Esto ha sido un quebradero de cabeza para todos los partidos políticos de ámbito estatal, pero en especial para los dos grandes partidos de gobierno de España, UCD-AP-PP en cuanto representantes sucesivos de la derecha española y PSOE en cuanto representante de la izquierda. Todos los partidos de gobierno, con la excepción de UCD que no era propiamente un partido sino una fórmula electoral, tanto los dos de la derecha como el de izquierda, eran partidos centralistas, férreamente dirigidos desde Madrid. Las sustituciones de los dos primeros presidentes de la Junta de Andalucía, Rafael Escuredo y José Rodríguez de la Borbolla, no pueden ser explicadas sino en esa clave. La transición de AP al PP, con los episodios de Antonio Hernández Mancha y la designación de José María Aznar en el Congreso de Sevilla, exactamente igual.

Ha sido necesario que tanto el PSOE como el PP perdieran las elecciones y pasaran a la oposición para que se iniciara la adaptación de la estructura del partido a la estructura del Estado. En el PSOE, no hubo barones hasta que Felipe González pierde en 1996. Fue en el proceso de su sustitución como secretario general en el que empezó a emerger el poder regional en el interior del partido. Lo que se le hizo a Escuredo o a Rodríguez de la Borbolla, no se le puede hacer a Manuel Chaves. De forma similar, es en el proceso de sustitución de José María Aznar en la presidencia del PP en el que está emergiendo el poder de Esperanza Aguirre, Francisco Camps, Javier Arenas, por citar solo los que más suenan. A Mariano Rajoy no se le puede hacer lo que se le hizo a Hernández Mancha.

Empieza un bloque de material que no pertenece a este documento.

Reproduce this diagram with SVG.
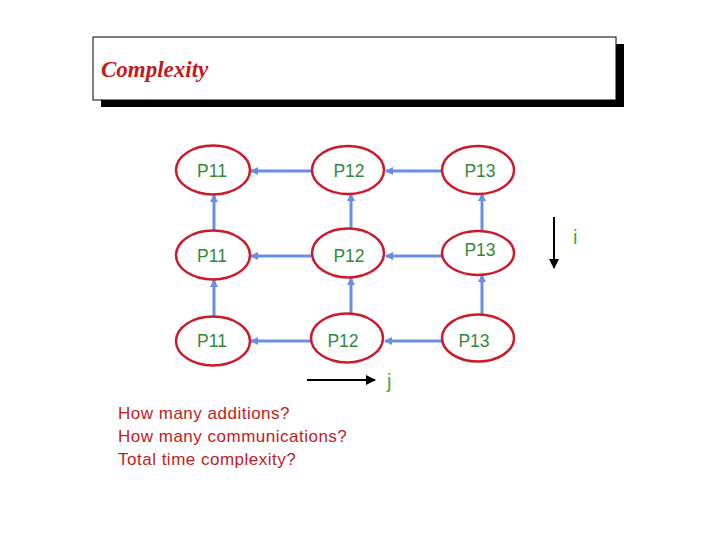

Tanto el PSOE, en el proceso de sustitución de Felipe González, como el PP, en el de sustitución de José María Aznar, han tenido que hacer de necesidad virtud y aprender cultura descentralizadora a marchas forzadas. De la misma manera que tras la derrota de Felipe González nada volvió a ser lo mismo en el interior del PSOE, nada va a ser lo mismo en el interior del PP tras la derrota de José María Aznar en 2004. Hubo quienes supieron interpretar la nueva situación en el PSOE, sobre todo después de la segunda derrota en 2000. Parece que hay quienes están sabiendo y, sobre todo, quienes no están sabiendo interpretar la nueva situación en el PP tras la segunda derrota de 2008.